Un conto salato di 60.200 euro. È l’importo complessivo delle multe che sette farmacie galeniche italiane dovranno pagare allo Stato italiano. Il motivo? Violazione dell’articolo 84 del DPR 309/90, ovvero il divieto di “propaganda pubblicitaria di sostanze o preparazioni comprese nelle tabelle” delle sostanze sottoposte a controllo dalle convenzioni internazionale, “anche se effettuata in modo indiretto”. Le sette farmacie comparivano in siti che elencano le aziende che realizzano preparati a base di cannabis terapeutica. Una utile informazione agli utenti, peraltro resa senza che sia nota una richiesta di corrispettivo, ma che per la legge Jervolino-Vassalli diventa passibile di sanzione. Le farmacie hanno ovviamente già presentato ricorso che ci auguriamo sia accolto. Alcune hanno anche oscurato il proprio sito per protesta.
L’azione, evidentemente pretestuosa da parte dello Stato, conferma come la legislazione italiana sulle droghe sia un coacervo di norme dal puro intento vessatorio e repressivo. Ma non solo. Tutto probabilmente nasce da un sospetto. Alcune di queste farmacie all’inizio dell’anno erano state oggetto di controllo da parte del Ministero per la loro richiesta di fornitura di FM2, il preparato a base di cannabis dell’Istituto Farmaceutico Militare di Firenze che “sostituisce” uno dei prodotti olandesi, il Bediol. Al Ministero della Salute il quantitativo richiesto sembrava eccessivo, forse temendo vendite “sottobanco” a persone senza prescrizione. Semmai il problema è la quantità assolutamente insufficiente della prima produzione statale, pari a soli 47 chilogrammi.
Alla fine a chi aveva richiesto 500 grammi di FM2, stimando l’ordine sulla domanda storica, ne sono stati concessi 50. Purtroppo le richieste, come da tempo denunciato dalle associazioni e dai pazienti, sono assolutamente fuori scala rispetto all’attuale produzione dello Stato, e si continua ad importare grossi quantitativi dall’estero. Con un aggravio di costi per il paziente e per l’intero sistema sanitario nazionale. Ricordiamo che una terapia può costare al paziente, se non coperta dal sistema sanitario – per mancanza di una legge regionale o per una patologia non ricompresa fra quelle prescrivibili a carico del SSN – anche alcune centinaia di euro al mese. Ma non solo: per un problema di crisi di produzione da alcune settimane risultano di fatto bloccate le importazioni in Italia dei farmaci olandesi.
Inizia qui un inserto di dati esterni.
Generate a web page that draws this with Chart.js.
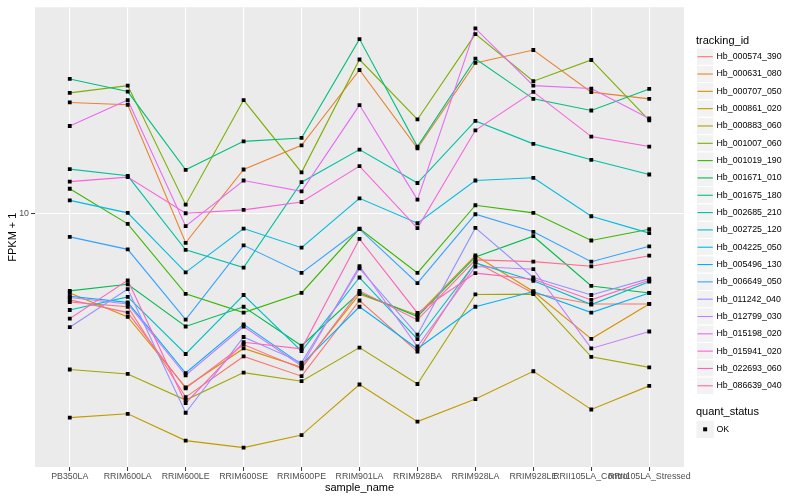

In risposta ad una recente interrogazione al governo dell’on. Mucci, a seguito anche del digiuno di Rita Bernardini, la Ministra Lorenzin ha annunciato di aver disposto la distribuzione delle scorte dell’IFM (sul perché siano rimaste nei magazzini, l’interrogativo è d’obbligo) e ha assicurato che lo stesso Istituto nel secondo semestre del 2017 metterà a disposizione ulteriori 12 kg che non appaiono comunque sufficienti a rispondere alla domanda totale.
C’è da domandarsi se non valga la pena di cogliere al balzo la timida proposta del PD di stralcio della cannabis terapeutica dalla proposta dell’Intergruppo riempiendola di contenuti efficaci. Se si riuscisse entro la legislatura a prevedere l’allargamento della produzione di cannabis, su autorizzazione, anche a soggetti diversi dal Farmaceutico Militare di Firenze ed infine, uscendo dalla logica degli elenchi restrittivi, la prescrivibilità per qualunque patologia il medico curante la ritenga utile e la completa depenalizzazione della coltivazione ad uso personale, sarebbe un successo parziale, anzi parzialissimo rispetto alla battaglia per il cambio di politica sulle droghe, ma una vittoria per i malati che subiscono ancora gli effetti della guerra, incomprensibile, ad una pianta millenaria.